*What you should do:* Locate and copy all lines bearing the word "matplotlib".
─── Dataset excerpt ───
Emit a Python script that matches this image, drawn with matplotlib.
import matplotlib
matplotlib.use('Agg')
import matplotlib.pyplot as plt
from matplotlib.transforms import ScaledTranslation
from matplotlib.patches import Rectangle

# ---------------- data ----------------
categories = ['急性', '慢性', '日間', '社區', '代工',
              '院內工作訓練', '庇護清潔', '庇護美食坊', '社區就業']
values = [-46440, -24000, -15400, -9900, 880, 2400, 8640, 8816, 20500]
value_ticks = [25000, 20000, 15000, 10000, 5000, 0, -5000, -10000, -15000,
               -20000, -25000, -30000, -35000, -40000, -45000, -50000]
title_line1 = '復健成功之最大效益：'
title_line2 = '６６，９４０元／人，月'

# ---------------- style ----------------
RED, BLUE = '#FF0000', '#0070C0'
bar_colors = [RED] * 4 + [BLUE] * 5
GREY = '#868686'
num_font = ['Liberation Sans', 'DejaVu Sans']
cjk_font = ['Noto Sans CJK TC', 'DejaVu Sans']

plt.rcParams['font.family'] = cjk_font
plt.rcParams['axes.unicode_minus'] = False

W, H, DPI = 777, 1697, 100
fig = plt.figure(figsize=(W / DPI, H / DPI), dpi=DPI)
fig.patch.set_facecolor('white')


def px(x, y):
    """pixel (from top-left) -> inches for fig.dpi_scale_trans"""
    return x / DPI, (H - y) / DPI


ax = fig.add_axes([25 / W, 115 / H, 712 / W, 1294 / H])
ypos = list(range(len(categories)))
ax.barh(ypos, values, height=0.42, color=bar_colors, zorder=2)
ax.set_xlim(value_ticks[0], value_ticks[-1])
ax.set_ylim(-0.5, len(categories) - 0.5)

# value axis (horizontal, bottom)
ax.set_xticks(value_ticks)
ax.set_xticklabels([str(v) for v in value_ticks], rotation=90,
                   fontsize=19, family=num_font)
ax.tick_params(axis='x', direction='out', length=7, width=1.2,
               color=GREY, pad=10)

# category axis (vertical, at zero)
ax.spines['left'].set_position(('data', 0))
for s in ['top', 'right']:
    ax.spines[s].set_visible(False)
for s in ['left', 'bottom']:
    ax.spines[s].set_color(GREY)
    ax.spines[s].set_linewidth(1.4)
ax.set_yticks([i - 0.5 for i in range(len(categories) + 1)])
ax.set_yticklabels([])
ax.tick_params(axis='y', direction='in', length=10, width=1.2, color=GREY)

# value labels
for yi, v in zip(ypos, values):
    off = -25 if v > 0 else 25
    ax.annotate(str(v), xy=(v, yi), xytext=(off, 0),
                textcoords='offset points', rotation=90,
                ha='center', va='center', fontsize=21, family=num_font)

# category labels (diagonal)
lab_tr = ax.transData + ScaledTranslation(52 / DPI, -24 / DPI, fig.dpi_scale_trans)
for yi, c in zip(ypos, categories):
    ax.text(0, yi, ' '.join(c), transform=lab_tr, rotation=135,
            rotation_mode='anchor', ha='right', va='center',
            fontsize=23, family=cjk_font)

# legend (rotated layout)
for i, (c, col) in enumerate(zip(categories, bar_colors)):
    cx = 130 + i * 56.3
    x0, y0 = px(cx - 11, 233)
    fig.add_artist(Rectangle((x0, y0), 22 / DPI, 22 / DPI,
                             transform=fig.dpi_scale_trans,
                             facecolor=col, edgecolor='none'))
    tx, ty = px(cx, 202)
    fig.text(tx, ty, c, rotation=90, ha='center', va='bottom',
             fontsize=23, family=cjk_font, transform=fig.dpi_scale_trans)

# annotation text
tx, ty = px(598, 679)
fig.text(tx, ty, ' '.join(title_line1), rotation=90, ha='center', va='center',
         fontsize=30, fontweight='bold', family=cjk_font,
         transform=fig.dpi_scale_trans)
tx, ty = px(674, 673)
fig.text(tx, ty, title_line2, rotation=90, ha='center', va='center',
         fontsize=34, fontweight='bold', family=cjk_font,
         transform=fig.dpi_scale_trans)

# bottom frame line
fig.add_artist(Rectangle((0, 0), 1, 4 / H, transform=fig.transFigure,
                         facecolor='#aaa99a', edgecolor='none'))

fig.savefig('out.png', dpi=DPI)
───
*Full response:*
Emit a Python script that matches this image, drawn with matplotlib.
import matplotlib
matplotlib.use('Agg')
import matplotlib.pyplot as plt
from matplotlib.transforms import ScaledTranslation
from matplotlib.patches import Rectangle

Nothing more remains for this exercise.